**Given task**
Transcribe all of the data exactly. Omit the pictures.

-- BEGIN Data block --

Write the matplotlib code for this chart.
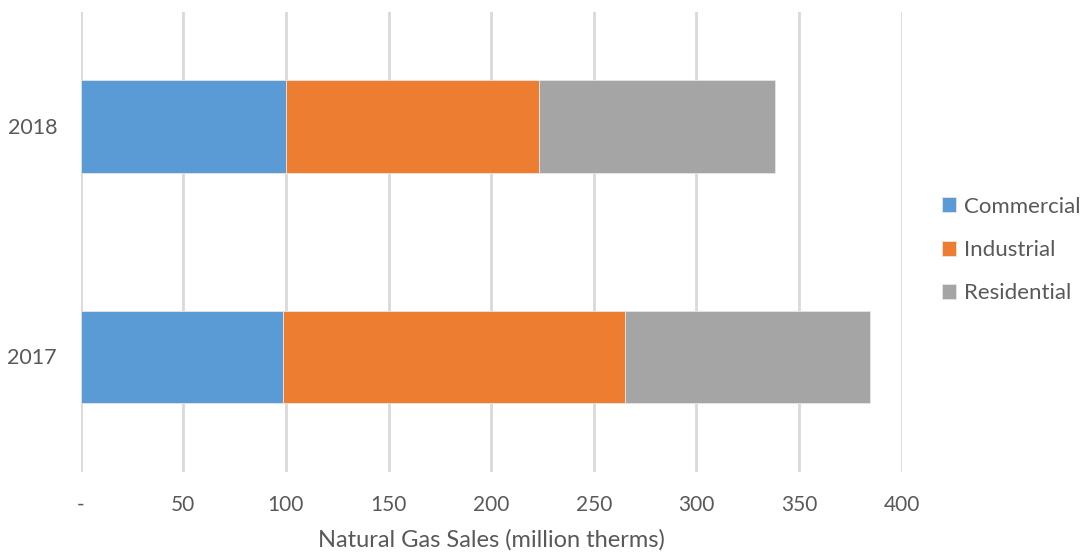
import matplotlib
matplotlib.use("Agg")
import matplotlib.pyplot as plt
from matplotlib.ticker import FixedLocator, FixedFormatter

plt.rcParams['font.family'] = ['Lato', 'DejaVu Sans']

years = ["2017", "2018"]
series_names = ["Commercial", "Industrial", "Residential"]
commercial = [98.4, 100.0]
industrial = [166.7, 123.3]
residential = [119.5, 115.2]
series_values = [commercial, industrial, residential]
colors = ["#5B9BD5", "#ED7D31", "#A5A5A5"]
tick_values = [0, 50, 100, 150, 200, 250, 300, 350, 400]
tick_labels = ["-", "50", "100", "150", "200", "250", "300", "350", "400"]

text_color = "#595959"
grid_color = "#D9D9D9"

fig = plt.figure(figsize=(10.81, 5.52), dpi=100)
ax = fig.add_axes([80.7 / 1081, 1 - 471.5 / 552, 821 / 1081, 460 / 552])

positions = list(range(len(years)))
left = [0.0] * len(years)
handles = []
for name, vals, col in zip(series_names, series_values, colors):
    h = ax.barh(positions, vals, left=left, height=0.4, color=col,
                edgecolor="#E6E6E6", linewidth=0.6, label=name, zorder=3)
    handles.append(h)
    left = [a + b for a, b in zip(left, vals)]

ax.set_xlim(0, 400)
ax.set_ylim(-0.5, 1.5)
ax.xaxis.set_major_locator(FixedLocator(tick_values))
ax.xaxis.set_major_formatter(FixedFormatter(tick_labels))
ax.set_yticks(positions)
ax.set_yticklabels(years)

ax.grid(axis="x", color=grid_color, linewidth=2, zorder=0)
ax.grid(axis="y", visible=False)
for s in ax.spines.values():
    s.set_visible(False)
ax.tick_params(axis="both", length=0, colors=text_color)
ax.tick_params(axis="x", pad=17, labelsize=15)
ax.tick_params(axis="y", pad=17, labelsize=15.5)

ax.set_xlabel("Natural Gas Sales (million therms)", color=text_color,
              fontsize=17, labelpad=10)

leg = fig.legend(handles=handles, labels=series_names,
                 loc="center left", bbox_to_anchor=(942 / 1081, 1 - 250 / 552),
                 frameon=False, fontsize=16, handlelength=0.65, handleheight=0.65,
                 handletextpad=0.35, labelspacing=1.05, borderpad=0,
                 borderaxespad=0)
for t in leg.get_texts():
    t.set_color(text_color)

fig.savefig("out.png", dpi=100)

-- END Data block --

**Result of this exercise**
Write the matplotlib code for this chart.
import matplotlib
matplotlib.use("Agg")
import matplotlib.pyplot as plt
from matplotlib.ticker import FixedLocator, FixedFormatter

plt.rcParams['font.family'] = ['Lato', 'DejaVu Sans']

years = ["2017", "2018"]
series_names = ["Commercial", "Industrial", "Residential"]
commercial = [98.4, 100.0]
industrial = [166.7, 123.3]
residential = [119.5, 115.2]
series_values = [commercial, industrial, residential]
colors = ["#5B9BD5", "#ED7D31", "#A5A5A5"]
tick_values = [0, 50, 100, 150, 200, 250, 300, 350, 400]
tick_labels = ["-", "50", "100", "150", "200", "250", "300", "350", "400"]

text_color = "#595959"
grid_color = "#D9D9D9"

fig = plt.figure(figsize=(10.81, 5.52), dpi=100)
ax = fig.add_axes([80.7 / 1081, 1 - 471.5 / 552, 821 / 1081, 460 / 552])

positions = list(range(len(years)))
left = [0.0] * len(years)
handles = []
for name, vals, col in zip(series_names, series_values, colors):
    h = ax.barh(positions, vals, left=left, height=0.4, color=col,
                edgecolor="#E6E6E6", linewidth=0.6, label=name, zorder=3)
    handles.append(h)
    left = [a + b for a, b in zip(left, vals)]

ax.set_xlim(0, 400)
ax.set_ylim(-0.5, 1.5)
ax.xaxis.set_major_locator(FixedLocator(tick_values))
ax.xaxis.set_major_formatter(FixedFormatter(tick_labels))
ax.set_yticks(positions)
ax.set_yticklabels(years)

ax.grid(axis="x", color=grid_color, linewidth=2, zorder=0)
ax.grid(axis="y", visible=False)
for s in ax.spines.values():
    s.set_visible(False)
ax.tick_params(axis="both", length=0, colors=text_color)
ax.tick_params(axis="x", pad=17, labelsize=15)
ax.tick_params(axis="y", pad=17, labelsize=15.5)

ax.set_xlabel("Natural Gas Sales (million therms)", color=text_color,
              fontsize=17, labelpad=10)

leg = fig.legend(handles=handles, labels=series_names,
                 loc="center left", bbox_to_anchor=(942 / 1081, 1 - 250 / 552),
                 frameon=False, fontsize=16, handlelength=0.65, handleheight=0.65,
                 handletextpad=0.35, labelspacing=1.05, borderpad=0,
                 borderaxespad=0)
for t in leg.get_texts():
    t.set_color(text_color)

fig.savefig("out.png", dpi=100)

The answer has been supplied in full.